On the day of the ceremony, I tried to see what William was gathering from the experience. After a failed attempt to get him to perform his singular duty as ring bearer, I had to carry him down the makeshift aisle to the point on the boardwalk where the officiant stood. My son's hair was parted neatly down the side, and he was wearing a white Eton suit, holding a heart-shaped ring pillow, and begging for his sippy cup.
That day he was probably thinking that a wedding is an event to which you have to wear uncomfortable clothes and stay unnaturally quiet. That it's a time when the mostly male members of a large Brooklyn family stand alongside young women who happen to be holding hands. That it's a day when two of the people he loves most in the world -- Coryne, in a long white gown and matching shawl, and Gram, in a trim gray suit with tails -- kiss, and the 30 or so assembled guests clap for them. If he were paying close enough attention he would have noticed that, just beyond the wedding party, small waves were gently lapping the shore, as they always have and always will. That the world registered no seismic disruption, other than the little ripple you feel when life pauses for a moment and applauds the kismet with which two perfectly matched people manage to find each other among the billions.

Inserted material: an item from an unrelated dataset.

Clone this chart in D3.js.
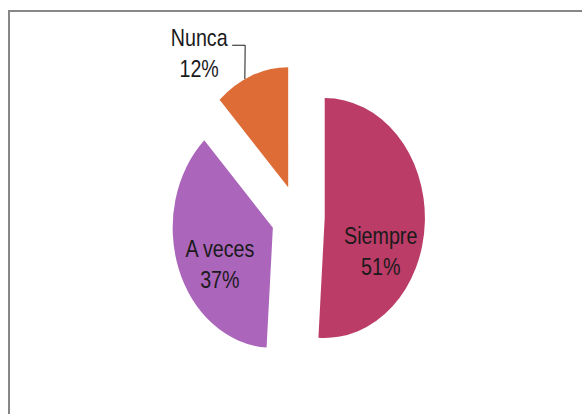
<!DOCTYPE html>
<html>
<head>
<meta charset="utf-8">
<script src="https://cdn.jsdelivr.net/npm/d3@7"></script>
<style>
  html, body { margin: 0; padding: 0; background: #fff; }
  svg { display: block; }
</style>
</head>
<body>
<svg id="chart" width="582" height="414"></svg>
<script>
// ---- data ----
const categories = ["Siempre", "A veces", "Nunca"];
const values = [51, 37, 12];
const percentLabels = ["51%", "37%", "12%"];
const colors = ["#BA3C67", "#AB65BA", "#DE6C37"];

// ---- layout ----
const W = 582, H = 414;
const cx0 = 298, cy0 = 217;    // pie center before explosion
const R = 120;                 // vertical radius
const sx = 0.835;              // horizontal squash (ellipse)
const explode = 32;
const font = "'Liberation Sans', Arial, sans-serif";
const textSx = 0.82;           // condensed look for the labels

const svg = d3.select("#chart");

// chart area border (extends past right/bottom edges)
svg.append("rect")
  .attr("x", 9).attr("y", 11)
  .attr("width", W + 20).attr("height", H + 20)
  .attr("fill", "#fff")
  .attr("stroke", "#878787")
  .attr("stroke-width", 2);

const pie = d3.pie().sort(null).value(d => d.value);
const arcs = pie(categories.map((c, i) => ({ cat: c, value: values[i], pct: percentLabels[i], color: colors[i] })));
const arc = d3.arc().innerRadius(0).outerRadius(R);

function sliceCenter(a) {
  const mid = (a.startAngle + a.endAngle) / 2;
  return [cx0 + explode * Math.sin(mid) * sx, cy0 - explode * Math.cos(mid)];
}

const slices = svg.append("g");
arcs.forEach(a => {
  const [x, y] = sliceCenter(a);
  slices.append("path")
    .attr("transform", `translate(${x},${y}) scale(${sx},1)`)
    .attr("d", arc(a))
    .attr("fill", a.data.color);
});

// label offsets relative to each slice's center (first line baseline)
const labelOffsets = {
  "Siempre": [56, 26],
  "A veces": [-53, 29],
  "Nunca": [-89, -141]
};

arcs.forEach(a => {
  const [x, y] = sliceCenter(a);
  const [dx, dy] = labelOffsets[a.data.cat];
  const g = svg.append("g")
    .attr("transform", `translate(${x + dx},${y + dy}) scale(${textSx},1)`);
  const t = g.append("text")
    .attr("text-anchor", "middle")
    .attr("font-family", font)
    .attr("font-size", 24)
    .attr("fill", "#1a1a1a");
  t.append("tspan").attr("x", 0).attr("y", 0).text(a.data.cat);
  t.append("tspan").attr("x", 0).attr("y", 31).text(a.data.pct);

  if (a.data.cat === "Nunca") {
    // leader line from label to slice edge
    const mid = (a.startAngle + a.endAngle) / 2;
    const ex = x + R * Math.sin(mid - 0.07) * sx;
    const ey = y - R * Math.cos(mid - 0.07);
    const lx = x + dx + 33, ly = y + dy - 1;
    svg.append("path")
      .attr("d", d3.line()([[lx, ly], [lx + 13, ly], [ex, ey]]))
      .attr("fill", "none")
      .attr("stroke", "#1a1a1a")
      .attr("stroke-width", 1);
  }
});
</script>
</body>
</html>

On the drive home that night, we asked William whom he'd rather marry: Emily, the five-year-old flower girl he'd chased all evening with the desperation of a frat boy, or Alanna, the two-year-old at his preschool with the blond curls and sweet disposition.
"Uh," he said and paused as the signs for Cape Cod towns flew past us. And then: "Emily and Alanna get married."
My husband and I glanced at each other.
"But who will William marry?" I asked.
Another pause. "William to marry Niv," he said matter-of-factly.
And there it was. Niv is a boy at William's preschool. Our friends were right. So was my grandmother, who I imagined nodding at me solemnly from above, as if to say, "See? I told you so."
I froze for a moment. His proclamation, innocuous though it was, brought on that panicked adrenaline rush I've had intermittently since he was born. I first had it hours after his birth. I'd just nestled into my hospital bed for a good night's sleep when he woke suddenly, screaming like an animal. I felt it when he suffered his first episode of toddler violence when his friend hit him in the sandbox with an open hand, smack on top his head, and he sobbed: his mouth gaping like a huge, angry oval. I felt it the first time he skinned his knee and blood trickled down his milk-white shin.
It's a feeling that reminds me how like an open wound I now am, how there is no barrier between what he experiences and what I feel. The thought of him grown and gay and standing in the foyer before a legislative chamber as men brandish angry signs outside and a congress debates his rights, summoned all the force of my maternal worry.
And yet. Every day he is becoming more and more his own person. As parents, my husband and I are already losing ground on the dangers, imagined and otherwise, from which we can save him. At two, William is at the beginning of the long struggle to make himself his own person, and I doubt we'll have much say in who he ends up marrying -- or even if he will.
My husband and I both must have been thinking something along those lines in the moments after our son expressed his desire to marry a boy because neither of us spoke. Instead, we stared out at the darkened highway speeding toward us and, in a rare, silent moment of perfect parental agreement, decided to let it go.